Если о Пушкине она говорила возвышенно, с ощущением дистанции, то Чехова воспринимала коротко, как близкого человека, почти родственника – ведь она к тому же была его землячка. Вспоминала Таганрог, дом, где она жила с родителями – Николаевская, 12. В памяти ее остались аллеи городского сада, спуск, ведущий к морю, вид зеленых, с акацией из-за забора, улиц: «Окна раскрыты, и из каждого окна несется музыка». – «Так уж и из каждого?» – усомнился я. «Представьте, в Таганроге во многих домах стояли фортепьяно. Наш город был очень музыкален», – парировала Раневская. Память о семье Чеховых в Таганроге была еще совсем свежая. «Я лечила зубы у его племянника, – вспоминала Фаина Георгиевна. – Мама знала многих, с кем он был знаком, у кого бывал. Гимназисткой я бегала к домику, где он родился, и читала там книги, сидя на скамье в саду».

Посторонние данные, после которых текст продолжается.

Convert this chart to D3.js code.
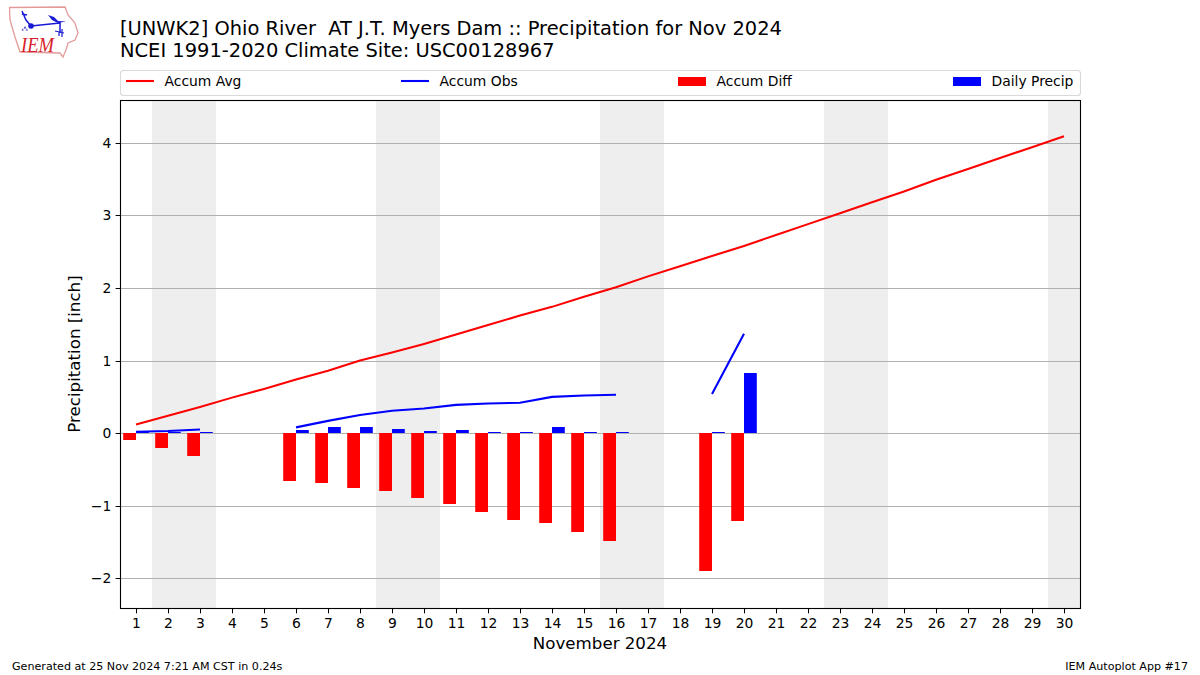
<!DOCTYPE html>
<html><head><meta charset="utf-8">
<script src="https://cdn.jsdelivr.net/npm/d3@7"></script>
<style>html,body{margin:0;padding:0;background:#fff}svg{display:block}text{font-family:"DejaVu Sans",sans-serif;fill:#000}</style>
</head><body><svg id="c" width="1200" height="675"></svg>
<script>
const days = d3.range(1, 31);
const accumAvg = [0.12,0.24,0.36,0.49,0.61,0.74,0.86,1.00,1.11,1.23,1.36,1.49,1.62,1.74,1.88,2.01,2.16,2.30,2.44,2.58,2.73,2.88,3.03,3.18,3.33,3.49,3.64,3.79,3.94,4.09];
const accumObs = [0.02,0.03,0.05,null,null,0.08,0.17,0.25,0.31,0.34,0.39,0.41,0.42,0.50,0.52,0.53,null,null,0.54,1.37,null,null,null,null,null,null,null,null,null,null];
const accumDiff = [-0.10,-0.21,-0.32,null,null,-0.66,-0.69,-0.75,-0.80,-0.89,-0.97,-1.09,-1.20,-1.24,-1.36,-1.49,null,null,-1.90,-1.21,null,null,null,null,null,null,null,null,null,null];
const dailyPrecip = [0.02,0.01,0.01,null,null,0.05,0.09,0.08,0.06,0.03,0.05,0.01,0.01,0.08,0.01,0.01,null,null,0.01,0.83,null,null,null,null,null,null,null,null,null,null];
const weekends = [[1.5,3.5],[8.5,10.5],[15.5,17.5],[22.5,24.5],[29.5,30.5]];
const yTicks = [-2,-1,0,1,2,3,4];
const legendLabels = ["Accum Avg","Accum Obs","Accum Diff","Daily Precip"];
const titleLines = ["[UNWK2] Ohio River  AT J.T. Myers Dam :: Precipitation for Nov 2024","NCEI 1991-2020 Climate Site: USC00128967"];

const L=120,R=1080,T=100,B=608;
const svg=d3.select("#c");
const x=d3.scaleLinear().domain([0.5,30.5]).range([L,R]);
const y=d3.scaleLinear().domain([-2.4077,4.5895]).range([B,T]);
const barW=x(0.4)-x(0);
const snapY=v=>Math.round(y(v))+0.5;
const y0=Math.round(y(0));
const plot=svg.append("g");

plot.selectAll("rect.w").data(weekends).join("rect").attr("class","w")
 .attr("x",d=>x(d[0])).attr("width",d=>x(d[1])-x(d[0])).attr("y",T).attr("height",B-T).attr("fill","#eeeeee");

plot.selectAll("line.g").data(yTicks).join("line").attr("class","g")
 .attr("x1",L).attr("x2",R).attr("y1",snapY).attr("y2",snapY)
 .attr("stroke","#b0b0b0").attr("stroke-width",1);

const ser=(a)=>days.map((d,i)=>({d,v:a[i]})).filter(o=>o.v!==null);
plot.selectAll("rect.diff").data(ser(accumDiff)).join("rect").attr("class","diff")
 .attr("x",o=>x(o.d)-barW).attr("width",barW).attr("y",y0).attr("height",o=>Math.round(y(o.v))-y0).attr("fill","#ff0000");
const dailyTop=v=>Math.min(y0-1,Math.round(y(v)));
plot.selectAll("rect.daily").data(ser(dailyPrecip)).join("rect").attr("class","daily")
 .attr("x",o=>x(o.d)).attr("width",barW).attr("y",o=>dailyTop(o.v)).attr("height",o=>y0-dailyTop(o.v)).attr("fill","#0000ff");

const line=d3.line().defined(o=>o.v!==null).x(o=>x(o.d)).y(o=>y(o.v));
const mk=a=>days.map((d,i)=>({d,v:a[i]}));
plot.append("path").attr("d",line(mk(accumAvg))).attr("fill","none").attr("stroke","#ff0000").attr("stroke-width",2.08);
plot.append("path").attr("d",line(mk(accumObs))).attr("fill","none").attr("stroke","#0000ff").attr("stroke-width",2.08);

svg.append("rect").attr("x",L+0.5).attr("y",T+0.5).attr("width",R-L).attr("height",B-T).attr("fill","none").attr("stroke","#000").attr("stroke-width",1.1);

const gx=svg.append("g").attr("transform",`translate(0,${B+0.5})`)
 .call(d3.axisBottom(x).tickValues(days).tickFormat(d3.format("d")).tickSize(4.86).tickPadding(4.4).tickSizeOuter(0));
gx.select(".domain").remove();
const gy=svg.append("g").attr("transform",`translate(${L+0.5},0)`)
 .call(d3.axisLeft(y).tickValues(yTicks).tickFormat(d=>String(d).replace("-","\u2212")).tickSize(4.86).tickPadding(4.4).tickSizeOuter(0));
gy.select(".domain").remove();
gy.selectAll(".tick").attr("transform",d=>`translate(0,${snapY(d)})`);
svg.selectAll(".tick text").attr("font-size","13.89px").attr("font-family",'"DejaVu Sans"').attr("fill","#000");
svg.selectAll(".tick line").attr("stroke","#000").attr("stroke-width",1);

svg.append("text").attr("x",600).attr("y",649).attr("text-anchor","middle").attr("font-size","16.67px").text("November 2024");
svg.append("text").attr("transform","translate(80,354) rotate(-90)").attr("text-anchor","middle").attr("font-size","16.67px").text("Precipitation [inch]");

svg.selectAll("text.t").data(titleLines).join("text").attr("class","t").attr("x",120).attr("y",(d,i)=>35+i*22).attr("font-size","19.44px").style("white-space","pre").text(d=>d);

svg.append("rect").attr("x",120.5).attr("y",70.5).attr("width",960).attr("height",25).attr("rx",3).attr("fill","#fff").attr("stroke","#d9d9d9").attr("stroke-width",1.1);
const legendX=[126,401,678,953];
const legendCol=["#ff0000","#0000ff","#ff0000","#0000ff"];
legendLabels.forEach((t,i)=>{
  if(i<2) svg.append("line").attr("x1",legendX[i]).attr("x2",legendX[i]+28).attr("y1",81).attr("y2",81).attr("stroke",legendCol[i]).attr("stroke-width",2.08);
  else svg.append("rect").attr("x",legendX[i]).attr("y",77).attr("width",28).attr("height",9).attr("fill",legendCol[i]);
  svg.append("text").attr("x",legendX[i]+38.5).attr("y",86).attr("font-size","13.89px").text(t);
});

svg.append("text").attr("x",12).attr("y",670).attr("font-size","11.11px").text("Generated at 25 Nov 2024 7:21 AM CST in 0.24s");
svg.append("text").attr("x",1188).attr("y",670).attr("text-anchor","end").attr("font-size","11.11px").text("IEM Autoplot App #17");

const logo=svg.append("g");
logo.append("path").attr("d","M9.5,7.5 L65,7 L68,15 L75,23 L78,33 L75,40 L68,43 L66,50 L63,57 L60,53 L20,52 L15,37 L10,20 Z").attr("fill","#fff").attr("stroke","#e39a9a").attr("stroke-width",1.3);
logo.append("path").attr("d","M31,26 L60,23 M60,22 L60,33 M22,11 L26,20 L31,26 M22,14 L27,15").attr("fill","none").attr("stroke","#1a1ad6").attr("stroke-width",1.5);
logo.append("circle").attr("cx",31).attr("cy",26).attr("r",2.8).attr("fill","#1a1ad6");
logo.append("path").attr("d","M48,15 L54,17 L58,21 L66,21.5 L58,23 L52,20 Z").attr("fill","#1a1ad6");
logo.append("path").attr("d","M55,31 L64,33 M62,29 L62,37 M59,32 L59,36").attr("fill","none").attr("stroke","#1a1ad6").attr("stroke-width",1.2);
logo.append("path").attr("d","M25,26 L26.5,28.5 L23.5,28.5 Z M22.5,28.5 L24,30.5 L21.5,30.5 Z M27,28.5 L28,30.5 L25.5,30.5 Z").attr("fill","#4a4ac8");
logo.append("text").attr("x",21).attr("y",52).attr("font-size","22px").attr("font-style","italic").attr("textLength",33).attr("lengthAdjust","spacingAndGlyphs").style("font-family",'"Liberation Serif",serif').style("fill","#d8222a").text("IEM");
</script></body></html>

В 1904 году летом они жили на какой-то роскошной даче – семья Раневской была состоятельной, «буржуазной», как она говорила. «Сколько лет мне было тогда? Я родилась… в 1896 году. (В другой раз называлась другая дата.) Значит, восемь? Вдруг крик из комнаты матери: “Его нет! Умер! Умер!” В испуге я вбежала в комнату: кто, кто умер? Мать с газетным листом в руках, а в газете извещение: “Вчера на курорте Баденвейлер в Германии скончался Чехов”. Я пошла в библиотеку отца, открыла том Чехова наугад и прочла “Скучную историю”. Сколько лет мне было? Быть может, девять? Я читала “Скучную историю” и, вообразите, всё поняла. Так кончилось мое детство».
Новых книг Раневская почти не читала, а только перечитывала старые, надежные: Чехова, Лермонтова, Льва Толстого. О Толстом тоже говорила охотно, подолгу, в особенности когда в Театре имени Моссовета задумали ставить «Живой труп». «Я впитала любовь к Толстому не с молоком, а со слезами матери. Второй раз мать рыдала над газетным траурным сообщением в 1910 году. Она говорила, что не знает, как жить дальше: «Погибла совесть, совесть погибла».
В 1920 году юная Фаина Раневская решила совершить паломничество в усадьбу и к могиле любимого писателя. Софьи Андреевны уже не было, но в Ясной Поляне сохранялся стиль жизни толстовской семьи. Раневскую поразили мелочи: в спальне рядом с умывальным тазом зеленый обмылок – это вегетарианское пальмовое мыло Чертков присылал Толстому из Англии. Ночное ведро – Толстой не разрешал выносить его прислуге, каждое утро сам спускался с ним по лестнице.